Если присмотреться внимательнее, можно заметить шрамы на моих глазах. Я родился косоглазым, и первую операцию мне сделали, когда я был еще слишком мал, чтобы это отложилось у меня в памяти. Если использовать медицинскую терминологию, процедура заключалась в том, чтобы подтянуть ослабленные мышцы, из-за которых у меня разбегаются глаза. Невидимые стежки. Сейчас, по прошествии двадцати четырех лет, едва ли остались какие-либо следы — возможно, только тонюсенькая ниточка в каждом глазу, похожая на желтую ресничку. Ее можно заметить, если я скашиваю глаза.
До второй операции я носил толстые круглые коричневые очки, в которых походил на лягушку-быка или на адвоката. У меня почти не было друзей, а на переменах я сидел один за качелями и ел сандвичи, которые мама давала мне с собой в пакете для завтраков. Бывало, ребята подходили ко мне, обзывали четырехглазым и скашивали глаза, чтобы посмеяться надо мной. Если я приходил домой в слезах, мама прятала мое лицо в своем фартуке — он весь пропах свежей мукой — и говорила, какой я красивый. Хотелось ей верить, но я не мог. Я не отрывал глаз от своих туфель.
Учителя стали говорить, что я слишком застенчивый; и, забив тревогу, вызвали маму. Однажды родители сказали, что мне предстоит операция. Мне придется полежать в больнице, и на глазах у меня какое-то время будут повязки. А когда все закончится, я буду выглядеть, как все остальные ребята. Как я уже говорил, первой операции я не помню, но вторую — очень отчетливо. Я боялся, что после операции буду видеть все по-другому. Интересно, а когда снимут повязки, буду ли я выглядеть так, как мечтал? Не изменятся ли знакомые цвета?

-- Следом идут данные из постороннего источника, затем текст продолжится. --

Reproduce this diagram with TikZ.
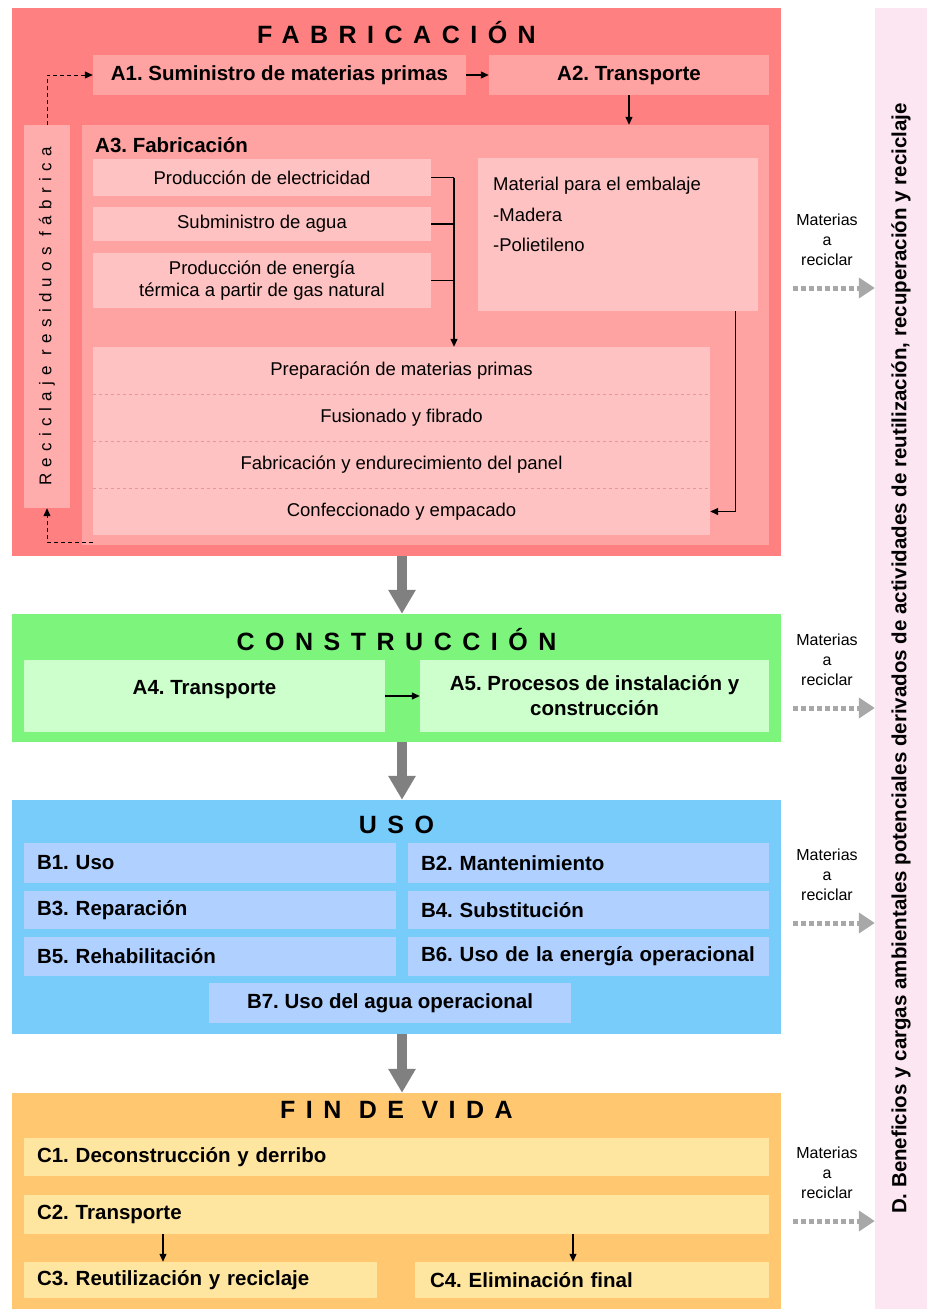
\documentclass[tikz,border=0pt]{standalone}
\usepackage{fontspec}
\setmainfont{Liberation Sans}
\usetikzlibrary{arrows.meta,positioning}
\frenchspacing

\definecolor{fabout}{RGB}{255,128,128}
\definecolor{fabin}{RGB}{255,162,162}
\definecolor{fabside}{RGB}{255,172,172}
\definecolor{fabsub}{RGB}{255,194,194}
\definecolor{fabsep}{RGB}{235,150,150}
\definecolor{consout}{RGB}{125,245,125}
\definecolor{consin}{RGB}{204,255,204}
\definecolor{usoout}{RGB}{120,204,250}
\definecolor{usoin}{RGB}{176,208,255}
\definecolor{finout}{RGB}{255,200,112}
\definecolor{finin}{RGB}{255,230,160}
\definecolor{dcol}{RGB}{252,230,242}
\definecolor{arrgray}{RGB}{128,128,128}
\definecolor{recgray}{RGB}{168,168,168}

\newcommand\boxfont{\fontsize{20.5}{25}\selectfont\bfseries}
\newcommand\plainfont{\fontsize{18.5}{22}\selectfont}
\newcommand\titlefont{\fontsize{25}{30}\selectfont\bfseries\addfontfeature{LetterSpace=42}}
\newcommand\sidefont{\fontsize{17}{20}\selectfont\addfontfeature{LetterSpace=37}}
\newcommand\matfont{\fontsize{16}{20}\selectfont}
\newcommand\dfont{\fontsize{20.5}{24}\selectfont\bfseries}

\begin{document}
\begin{tikzpicture}[x=1pt, y=-1pt,
  stage/.style={fill=#1, minimum width=769pt, inner sep=0pt},
  blk/.style={fill=#1, inner xsep=13pt, inner ysep=0pt, align=left, font=\boxfont},
  cblk/.style={fill=#1, inner sep=0pt, align=center, font=\boxfont},
  sub/.style={fill=fabsub, inner sep=0pt, align=center, font=\plainfont},
  ttl/.style={anchor=base, inner sep=0pt, font=\titlefont},
  mat/.style={inner sep=0pt, align=center, font=\matfont},
  arr/.style={line width=1.2pt, -{Triangle[length=8pt,width=7pt]}},
  recloop/.style={line width=1pt, dash pattern=on 4pt off 3pt, -{Triangle[length=8pt,width=7pt]}},
  bigarr/.style={draw=arrgray, line width=10pt, -{Triangle[length=24pt,width=26pt]}},
  recarr/.style={draw=recgray, line width=5pt, dash pattern=on 5pt off 3pt, -{Triangle[length=16pt,width=20pt]}},
  sep/.style={draw=fabsep, dashed, line width=0.6pt}
]
\useasboundingbox (0,0) rectangle (927,1309);

% fabricacion
\node[stage=fabout, minimum height=548pt] (fab) at (396.5,282) {};
\node[ttl] (fabt) at (396.5,43) {FABRICACIÓN};
\node[cblk=fabin, minimum width=373pt, minimum height=40pt] (a1) at (279.5,75) {A1. Suministro de materias primas};
\node[cblk=fabin, minimum width=280pt, minimum height=40pt] (a2) at (629,75) {A2. Transporte};
\node[fill=fabside, minimum width=46pt, minimum height=383pt, inner sep=0pt, font=\sidefont] (recyc) at (47,316.5) {\rotatebox{90}{Reciclaje residuos fábrica}};
\node[fill=fabin, minimum width=687pt, minimum height=420pt, inner sep=0pt] (a3) at (425.5,335) {};
\node[anchor=west, inner sep=0pt, font=\boxfont] (a3t) at (95,145) {A3. Fabricación};
\node[sub, minimum width=338pt, minimum height=37pt] (e1) at (262,177.5) {Producción de electricidad};
\node[sub, minimum width=338pt, minimum height=34pt] (e2) at (262,224) {Subministro de agua};
\node[sub, minimum width=338pt, minimum height=55pt] (e3) at (262,280.5) {Producción de energía\\térmica a partir de gas natural};
\node[fill=fabsub, minimum width=280pt, minimum height=153pt, inner sep=0pt] (emb) at (618,234.5) {};
\node[anchor=north west, align=left, inner sep=0pt, font=\plainfont] (embt) at (493,177) {Material para el embalaje\\[8.5pt]-Madera\\[8.5pt]-Polietileno};
\node[sub, minimum width=617pt, minimum height=47pt] (p1) at (401.5,370.5) {Preparación de materias primas};
\node[sub, minimum width=617pt, minimum height=47pt] (p2) at (401.5,417.5) {Fusionado y fibrado};
\node[sub, minimum width=617pt, minimum height=47pt] (p3) at (401.5,464.5) {Fabricación y endurecimiento del panel};
\node[sub, minimum width=617pt, minimum height=47pt] (p4) at (401.5,511.5) {Confeccionado y empacado};
\foreach \i in {1,2,3} \draw[sep] (p\i.south west) -- (p\i.south east);

\draw[arr] (a1) -- (a2);
\draw[arr] (a2.south) -- (a2.south |- a3.north);
\coordinate (brk) at (454,172);
\draw[line width=1.2pt] (e1.east) -- (e1.east -| brk);
\draw[line width=1.2pt] (e2.east) -- (e2.east -| brk);
\draw[line width=1.2pt] (e3.east) -- (e3.east -| brk);
\draw[arr] (e1.east -| brk) -- (brk |- p1.north);
\draw[arr] ([xshift=-23pt]emb.south east) |- (p4.east);
\draw[recloop] ([xshift=11pt,yshift=3pt]a3.south west) -| (recyc.south);
\draw[recloop] (recyc.north) |- (a1.west);

% construccion
\node[stage=consout, minimum height=128pt] (cons) at (396.5,678) {};
\node[ttl] (const) at (396.5,650) {CONSTRUCCIÓN};
\node[cblk=consin, minimum width=361pt, minimum height=72pt, text depth=17pt] (a4) at (204.5,696) {A4. Transporte};
\node[cblk=consin, minimum width=349pt, minimum height=72pt] (a5) at (594.5,696) {A5. Procesos de instalación y\\construcción};
\draw[arr] (a4) -- (a5);

% uso
\node[stage=usoout, minimum height=234pt] (uso) at (396.5,917) {};
\node[ttl] (usot) at (396.5,833) {USO};
\node[blk=usoin, text width=346pt, minimum height=40pt] (b1) at (210,863) {B1. Uso};
\node[blk=usoin, text width=335pt, minimum height=40pt] (b2) at (588.5,863) {B2. Mantenimiento};
\node[blk=usoin, text width=346pt, minimum height=38pt] (b3) at (210,910) {B3. Reparación};
\node[blk=usoin, text width=335pt, minimum height=38pt] (b4) at (588.5,910) {B4. Substitución};
\node[blk=usoin, text width=346pt, minimum height=39pt] (b5) at (210,956.5) {B5. Rehabilitación};
\node[blk=usoin, text width=335pt, minimum height=39pt] (b6) at (588.5,956.5) {B6. Uso de la energía operacional};
\node[cblk=usoin, minimum width=362pt, minimum height=40pt] (b7) at (390,1003) {B7. Uso del agua operacional};

% fin de vida
\node[stage=finout, minimum height=216pt] (fin) at (396.5,1201) {};
\node[ttl] (fint) at (396.5,1118) {FIN DE VIDA};
\node[blk=finin, text width=719pt, minimum height=38pt] (c1) at (396.5,1157) {C1. Deconstrucción y derribo};
\node[blk=finin, text width=719pt, minimum height=39pt] (c2) at (396.5,1214.5) {C2. Transporte};
\node[blk=finin, text width=327pt, minimum height=36pt] (c3) at (200.5,1280) {C3. Reutilización y reciclaje};
\node[blk=finin, inner xsep=15pt, text width=324pt, minimum height=36pt] (c4) at (592,1280) {C4. Eliminación final};
\coordinate (c3in) at ([xshift=-37.5pt]c3.north);
\coordinate (c4in) at ([xshift=-19pt]c4.north);
\draw[arr] (c3in |- c2.south) -- (c3in);
\draw[arr] (c4in |- c2.south) -- (c4in);

% flujo entre etapas
\draw[bigarr] ([xshift=5.5pt]fab.south) -- ([xshift=5.5pt]cons.north);
\draw[bigarr] ([xshift=5.5pt]cons.south) -- ([xshift=5.5pt]uso.north);
\draw[bigarr] ([xshift=5.5pt]uso.south) -- ([xshift=5.5pt]fin.north);

% modulo D
\node[fill=dcol, minimum width=52pt, minimum height=1301pt, inner sep=0pt, font=\dfont] (dbar) at (901,658.5) {\rotatebox{90}{D. Beneficios y cargas ambientales potenciales derivados de actividades de reutilización, recuperación y reciclaje}};
\foreach \y/\n in {240/1, 660/2, 875/3, 1173/4} {
  \node[mat] (mat\n) at (827,\y) {Materias\\a\\reciclar};
  \coordinate (r\n) at (793,\y+48);
  \draw[recarr] (r\n) -- (r\n -| dbar.west);
}
\end{tikzpicture}
\end{document}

На следующий день после операции я услышал мамин голос в ногах кровати.
— Сэм, дорогой, как ты себя чувствуешь?
Отец тронул меня за плечо и вложил в руку какой-то сверток.

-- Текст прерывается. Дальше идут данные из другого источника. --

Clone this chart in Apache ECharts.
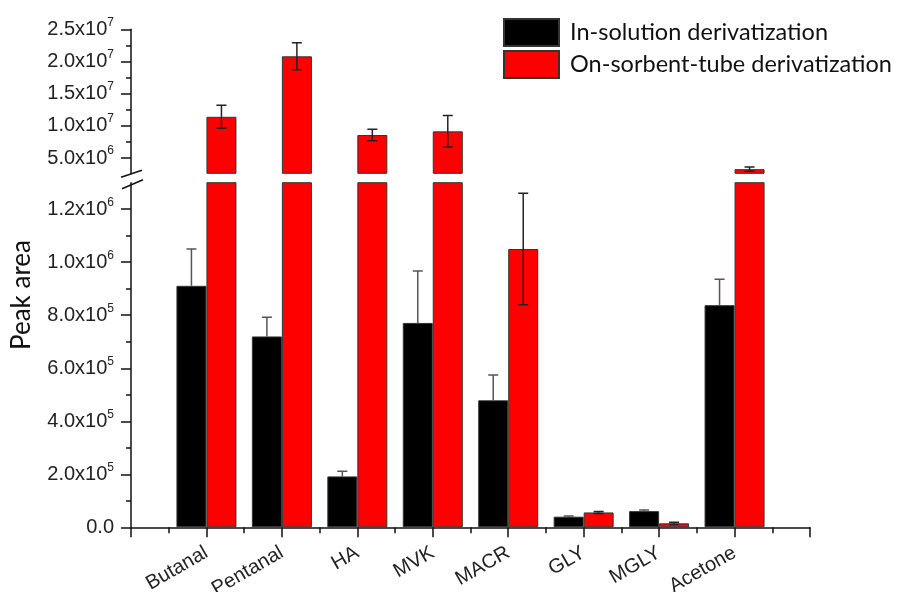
<!DOCTYPE html>
<html>
<head>
<meta charset="utf-8">
<script src="https://cdn.jsdelivr.net/npm/echarts@6/dist/echarts.min.js"></script>
<style>
html,body{margin:0;padding:0;background:#fff;}
#main{width:898px;height:592px;}
</style>
</head>
<body>
<div id="main"></div>
<script>
// ---- data ----
var categories = ['Butanal', 'Pentanal', 'HA', 'MVK', 'MACR', 'GLY', 'MGLY', 'Acetone'];
var seriesNames = ['In-solution derivatization', 'On-sorbent-tube derivatization'];
var inSolution = [911000, 720000, 192000, 771000, 479000, 40000, 61000, 838000];
var inSolutionErr = [139000, 72000, 19000, 196000, 96000, 3000, 4000, 98000];
var onSorbent = [11400000, 20800000, 8570000, 9140000, 1050000, 56000, 15000, 3260000];
var onSorbentErr = [1780000, 2100000, 880000, 2450000, 210000, 4000, 4000, 330000];
var upperTicks = [5e6, 1e7, 1.5e7, 2e7, 2.5e7];
var upperMinorTicks = [7.5e6, 1.25e7, 1.75e7, 2.25e7];
var lowerTicks = [0, 2e5, 4e5, 6e5, 8e5, 1e6, 1.2e6];
var lowerMinorTicks = [1e5, 3e5, 5e5, 7e5, 9e5, 1.1e6];
var upperRange = [2.62e6, 2.5e7];
var lowerRange = [0, 1.3e6];

// ---- styling constants ----
var BAR_W = 30;
var AXIS_COLOR = '#111';
var LABEL_FONT = '"Liberation Sans", Arial, sans-serif';
var TEXT_FONT = 'Lato, "Open Sans", sans-serif';

function sciLabel(v) {
  if (v === 0) return '{b|0.0}';
  var e = Math.floor(Math.log10(v) + 1e-9);
  var m = v / Math.pow(10, e);
  return '{b|' + m.toFixed(1) + 'x10}{s|' + e + '}';
}
var richStyle = {
  b: {fontSize: 20, fontFamily: LABEL_FONT, color: '#222', lineHeight: 26},
  s: {fontSize: 12, fontFamily: LABEL_FONT, color: '#222', lineHeight: 12, verticalAlign: 'top'}
};

function pairs(vals) { return vals.map(function (v, i) { return [i + 1, v]; }); }
function errPairs(vals, errs, side) { return vals.map(function (v, i) { return [i + 1, v, errs[i], side]; }); }

function errRender(params, api) {
  var x = api.value(0), y = api.value(1), e = api.value(2), side = api.value(3);
  var off = side * BAR_W / 2;
  var top = api.coord([x, y + e]);
  var mid = api.coord([x, y]);
  var bot = api.coord([x, Math.max(y - e, 0)]);
  var cx = top[0] + off;
  var cap = 5;
  var color = side < 0 ? '#555' : '#222';
  var children = [
    {type: 'line', shape: {x1: cx, y1: top[1], x2: cx, y2: mid[1]}, style: {stroke: color, lineWidth: 1.5}},
    {type: 'line', shape: {x1: cx - cap, y1: top[1], x2: cx + cap, y2: top[1]}, style: {stroke: color, lineWidth: 1.5}}
  ];
  if (side > 0) {
    children.push({type: 'line', shape: {x1: cx, y1: mid[1], x2: cx, y2: bot[1]}, style: {stroke: color, lineWidth: 1.5}});
    children.push({type: 'line', shape: {x1: cx - cap, y1: bot[1], x2: cx + cap, y2: bot[1]}, style: {stroke: color, lineWidth: 1.5}});
  }
  return {type: 'group', children: children};
}

var chart = echarts.init(document.getElementById('main'), null, {renderer: 'canvas'});

function xAxisDef(gridIndex, show) {
  return {
    type: 'value', gridIndex: gridIndex, min: 0, max: categories.length + 1, interval: 1,
    show: show,
    axisLine: {show: true, lineStyle: {color: AXIS_COLOR, width: 1.5}},
    axisTick: {show: true, length: 10, lineStyle: {color: AXIS_COLOR, width: 1.5}},
    minorTick: {show: true, splitNumber: 2, length: 6, lineStyle: {color: AXIS_COLOR, width: 1.5}},
    splitLine: {show: false}, minorSplitLine: {show: false},
    axisLabel: {
      show: true, rotate: 30, margin: 24, interval: 0,
      fontSize: 20, fontFamily: LABEL_FONT, color: '#222',
      formatter: function (v) { return categories[Math.round(v) - 1] || ''; }
    }
  };
}
function yAxisMajor(gridIndex, range, ticks) {
  return {
    type: 'value', gridIndex: gridIndex, min: range[0], max: range[1],
    axisLine: {show: true, lineStyle: {color: AXIS_COLOR, width: 1.5}},
    axisTick: {show: true, length: 10, customValues: ticks, lineStyle: {color: AXIS_COLOR, width: 1.5}},
    splitLine: {show: false},
    axisLabel: {show: true, margin: 17, customValues: ticks, formatter: sciLabel, rich: richStyle, showMinLabel: true, showMaxLabel: true}
  };
}
function yAxisMinor(gridIndex, range, ticks) {
  return {
    type: 'value', gridIndex: gridIndex, min: range[0], max: range[1], position: 'left',
    axisLine: {show: false},
    axisTick: {show: true, length: 5, customValues: ticks, lineStyle: {color: AXIS_COLOR, width: 1.5}},
    splitLine: {show: false},
    axisLabel: {show: false}
  };
}

var barStyleBlack = {color: '#000', borderColor: '#333', borderWidth: 1};
var barStyleRed = {color: '#ff0000', borderColor: '#333', borderWidth: 1};

var option = {
  animation: false,
  backgroundColor: '#fff',
  grid: [
    {left: 131, right: 88, top: 29.3, height: 144, containLabel: false, outerBoundsMode: 'none'},
    {left: 131, right: 88, top: 182.7, height: 344.6, containLabel: false, outerBoundsMode: 'none'}
  ],
  xAxis: [xAxisDef(0, false), xAxisDef(1, true)],
  yAxis: [
    yAxisMajor(0, upperRange, upperTicks),
    yAxisMajor(1, lowerRange, lowerTicks),
    yAxisMinor(0, upperRange, upperMinorTicks),
    yAxisMinor(1, lowerRange, lowerMinorTicks)
  ],
  legend: {
    left: 498, top: 13, orient: 'vertical', itemWidth: 55, itemHeight: 27, itemGap: 3,
    icon: 'rect', data: seriesNames,
    textStyle: {fontSize: 23.5, fontFamily: TEXT_FONT, color: '#111', padding: [0, 0, 0, 6]},
    selectedMode: false
  },
  graphic: [],
  series: [
    {name: seriesNames[0], type: 'bar', xAxisIndex: 0, yAxisIndex: 0, data: pairs(inSolution), barWidth: BAR_W, barGap: '0%', itemStyle: barStyleBlack, clip: true},
    {name: seriesNames[1], type: 'bar', xAxisIndex: 0, yAxisIndex: 0, data: pairs(onSorbent), barWidth: BAR_W, barGap: '0%', itemStyle: barStyleRed, clip: true},
    {name: seriesNames[0], type: 'bar', xAxisIndex: 1, yAxisIndex: 1, data: pairs(inSolution), barWidth: BAR_W, barGap: '0%', itemStyle: barStyleBlack, clip: true},
    {name: seriesNames[1], type: 'bar', xAxisIndex: 1, yAxisIndex: 1, data: pairs(onSorbent), barWidth: BAR_W, barGap: '0%', itemStyle: barStyleRed, clip: true},
    {name: 'errA0', type: 'custom', xAxisIndex: 0, yAxisIndex: 0, data: errPairs(inSolution, inSolutionErr, -1), renderItem: errRender, clip: true, z: 5},
    {name: 'errB0', type: 'custom', xAxisIndex: 0, yAxisIndex: 0, data: errPairs(onSorbent, onSorbentErr, 1), renderItem: errRender, clip: true, z: 5},
    {name: 'errA1', type: 'custom', xAxisIndex: 1, yAxisIndex: 1, data: errPairs(inSolution, inSolutionErr, -1), renderItem: errRender, clip: true, z: 5},
    {name: 'errB1', type: 'custom', xAxisIndex: 1, yAxisIndex: 1, data: errPairs(onSorbent, onSorbentErr, 1), renderItem: errRender, clip: true, z: 5}
  ]
};
chart.setOption(option);

// axis-break marks and y-axis title
var pUp = chart.convertToPixel({xAxisIndex: 0, yAxisIndex: 0}, [0, upperRange[0]]);
var pLo = chart.convertToPixel({xAxisIndex: 1, yAxisIndex: 1}, [0, lowerRange[1]]);
var bx = pUp[0];
chart.setOption({
  graphic: [
    {type: 'line', shape: {x1: bx - 10, y1: pUp[1] + 4, x2: bx + 11, y2: pUp[1] - 3}, style: {stroke: AXIS_COLOR, lineWidth: 1.5}, z: 10},
    {type: 'line', shape: {x1: bx - 9, y1: pLo[1] + 6, x2: bx + 12, y2: pLo[1] - 3}, style: {stroke: AXIS_COLOR, lineWidth: 1.5}, z: 10},
    {type: 'text', x: 22, y: 295, rotation: Math.PI / 2,
      style: {text: 'Peak area', fontSize: 26, fontFamily: TEXT_FONT, fill: '#111', align: 'center', verticalAlign: 'middle'}}
  ]
});
</script>
</body>
</html>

— Посмотрим, сможешь ли ты угадать, что это.
Я сорвал бумагу и пробежал пальцами по мягким кожаным складкам футбольного мяча. Самый лучший — я точно знал, как он должен выглядеть!
Я попросил разрешить мне держать футбольный мяч, когда будут снимать бинты. От врача пахло лосьоном после бритья. Он пообещал, что будет рядом со мной все время. Наконец он велел мне открыть глаза.

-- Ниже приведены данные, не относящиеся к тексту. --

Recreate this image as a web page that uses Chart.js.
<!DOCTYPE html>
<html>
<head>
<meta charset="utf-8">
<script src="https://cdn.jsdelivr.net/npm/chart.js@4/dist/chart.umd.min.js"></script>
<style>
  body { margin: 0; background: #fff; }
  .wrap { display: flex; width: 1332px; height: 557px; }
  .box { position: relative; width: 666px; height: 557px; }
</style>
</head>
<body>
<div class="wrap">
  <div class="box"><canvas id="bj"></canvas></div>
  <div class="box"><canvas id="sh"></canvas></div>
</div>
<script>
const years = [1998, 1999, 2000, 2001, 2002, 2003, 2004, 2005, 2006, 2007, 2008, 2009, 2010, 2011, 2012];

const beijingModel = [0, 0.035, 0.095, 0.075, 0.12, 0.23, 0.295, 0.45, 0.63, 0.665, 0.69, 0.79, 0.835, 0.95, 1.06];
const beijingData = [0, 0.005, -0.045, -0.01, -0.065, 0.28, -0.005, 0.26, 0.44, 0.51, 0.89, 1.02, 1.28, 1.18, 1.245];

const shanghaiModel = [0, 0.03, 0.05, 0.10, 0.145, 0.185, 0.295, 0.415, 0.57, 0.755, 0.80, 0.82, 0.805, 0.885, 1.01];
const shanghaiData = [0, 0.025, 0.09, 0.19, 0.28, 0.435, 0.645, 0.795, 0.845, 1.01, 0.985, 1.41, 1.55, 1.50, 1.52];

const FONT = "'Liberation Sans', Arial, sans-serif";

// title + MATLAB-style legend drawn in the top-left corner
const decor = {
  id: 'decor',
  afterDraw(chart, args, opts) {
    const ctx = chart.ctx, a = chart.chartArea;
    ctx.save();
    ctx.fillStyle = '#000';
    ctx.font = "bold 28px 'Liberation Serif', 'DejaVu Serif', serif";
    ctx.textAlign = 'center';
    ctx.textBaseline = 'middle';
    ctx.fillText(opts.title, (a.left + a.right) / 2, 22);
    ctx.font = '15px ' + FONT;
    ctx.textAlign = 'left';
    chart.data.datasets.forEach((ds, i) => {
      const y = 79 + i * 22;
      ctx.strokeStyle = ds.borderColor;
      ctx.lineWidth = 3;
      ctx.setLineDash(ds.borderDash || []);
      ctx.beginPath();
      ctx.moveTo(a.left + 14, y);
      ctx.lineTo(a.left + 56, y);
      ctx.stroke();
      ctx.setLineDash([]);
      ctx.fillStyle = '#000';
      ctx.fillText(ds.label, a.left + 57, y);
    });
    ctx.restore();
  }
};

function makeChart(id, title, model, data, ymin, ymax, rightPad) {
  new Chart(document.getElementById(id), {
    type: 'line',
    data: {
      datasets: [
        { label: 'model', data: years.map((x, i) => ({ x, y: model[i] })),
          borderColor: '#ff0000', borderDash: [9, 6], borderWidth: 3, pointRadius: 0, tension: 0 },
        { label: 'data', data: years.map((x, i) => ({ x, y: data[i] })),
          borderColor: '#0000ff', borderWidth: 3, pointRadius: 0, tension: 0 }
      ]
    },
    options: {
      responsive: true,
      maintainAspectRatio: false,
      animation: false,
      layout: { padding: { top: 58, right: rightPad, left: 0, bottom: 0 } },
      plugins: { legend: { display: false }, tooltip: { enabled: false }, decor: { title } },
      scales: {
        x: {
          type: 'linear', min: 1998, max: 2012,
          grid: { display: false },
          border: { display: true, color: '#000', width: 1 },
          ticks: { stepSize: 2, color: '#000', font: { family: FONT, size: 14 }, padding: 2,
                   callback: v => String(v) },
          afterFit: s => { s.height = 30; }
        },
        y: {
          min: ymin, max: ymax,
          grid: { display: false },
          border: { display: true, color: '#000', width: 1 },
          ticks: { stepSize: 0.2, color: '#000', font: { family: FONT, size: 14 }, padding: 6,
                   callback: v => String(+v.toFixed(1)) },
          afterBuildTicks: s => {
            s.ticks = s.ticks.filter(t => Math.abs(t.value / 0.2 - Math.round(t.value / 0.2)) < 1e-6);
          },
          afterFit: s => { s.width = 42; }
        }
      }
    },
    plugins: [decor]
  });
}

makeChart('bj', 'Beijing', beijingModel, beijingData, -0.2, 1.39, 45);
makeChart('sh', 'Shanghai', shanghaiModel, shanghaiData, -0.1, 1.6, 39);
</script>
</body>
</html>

Когда я открыл их, все было, как в тумане, но я смог различить черные и белые пятиугольники футбольного мяча. Черный оставался черным, а белый — белым. Я заморгал, и все начало становиться более четким — четче, чем до операции. Я улыбнулся, когда увидел маму.
— Это ты! — воскликнул я, и она засмеялась.
— А кого ты ожидал увидеть?
Иногда, когда смотрюсь в зеркало, я до сих пор вижу свои косые глаза. Позже я встречался с женщинами, находившими их красивыми: необычный цвет моих глаз напоминал о летнем тумане и тому подобных вещах. Я пропускаю их слова мимо ушей. По правде говоря, я ничем не красивее любого другого. Во многих смыслах я так и остался четырехглазым ребенком, который глотает обед, прячась за школьными качелями.
Мама сожгла все фотографии, на которых я еще косоглазый. Сказала, что не хочет, чтобы в доме что-то напоминало о времени, когда я перенес первую операцию. Единственное, что у меня осталось на память о тех событиях — иногда ложное видение действительности и шрамы. А еще футбольный мяч. Я храню его в своем шкафу, потому что считаю, что от подобных вещей нельзя избавляться.